1.《ネタバレ》 2023年の東京国際映画祭で本作が紹介されており、劇場公開を期待していた。
イラン政府の家族や立場を人質に取ってでも棄権を強要するやり口には憤りを覚えるし、
柔道の指針である「心・技・体」の精神に背いていて、国家としての参加資格はないだろう。
スポーツと政治は別物のようでいて表裏一体。
歴史上、国威発揚と言いながらプロパガンダの道具にされたことなど数知れず、現在でも変わらない。
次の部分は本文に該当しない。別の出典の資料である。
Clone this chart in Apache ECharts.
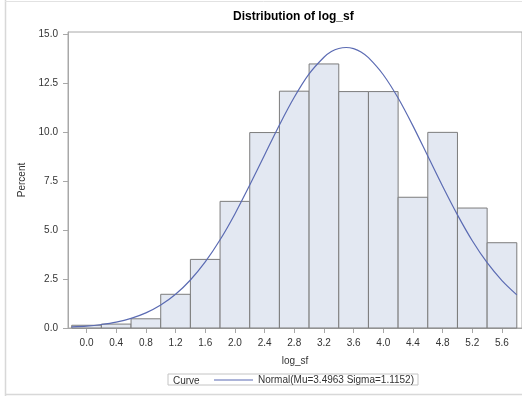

工作員が大会の観客として、スタッフとして紛れ込み、揺さぶりをかけてくる。
信頼していたコーチからも同じチームの選手からも孤立し、
人生を賭けた試合で肉体もメンタルも限界の中、レイラはどう勝ち上がっていくのか。
同時に訳ありなコーチの葛藤や心の機微も綿密に描写しており、もう一人の主人公と言っても良い。
モノクロでスタンダード比率の画面が映像を引き締め、閉塞感を強調する。
(低予算で観客のエキストラを呼べない、チープさを誤魔化したいのもあるが)。
己の立場や面子より試合を続けさせるために二人を守ろうとする柔道協会のスタッフの奔走、
一度はレイラを裏切ったコーチが「負けるな!」と応援する展開が熱い。
スポーツにはフェアネスがあり、尊厳があってこそ成り立つものだと認識する。
それでもレイラは準決勝で負けてしまうのだが、もしイスラエルの選手と戦っていたら、
優勝する展開があったら、リアルで大問題になってしまうからか、フィクションとは言えあえて出し惜しみしたのかな。
政府の意向に背いたコーチは拉致されかけるが逃走、柔道協会に助けを求める。
そしてレイラに自分の嘘を告白し和解する。
国家に利用されるだけの嘘だらけの人生に別れを告げ、一年後、亡命先のパリで難民代表として再スタートを切る二人。
イランに限らず、母国から亡命した人々が祖国に戻れるように、
良い国だと誇れるように少しでもマシな未来になってほしいものである。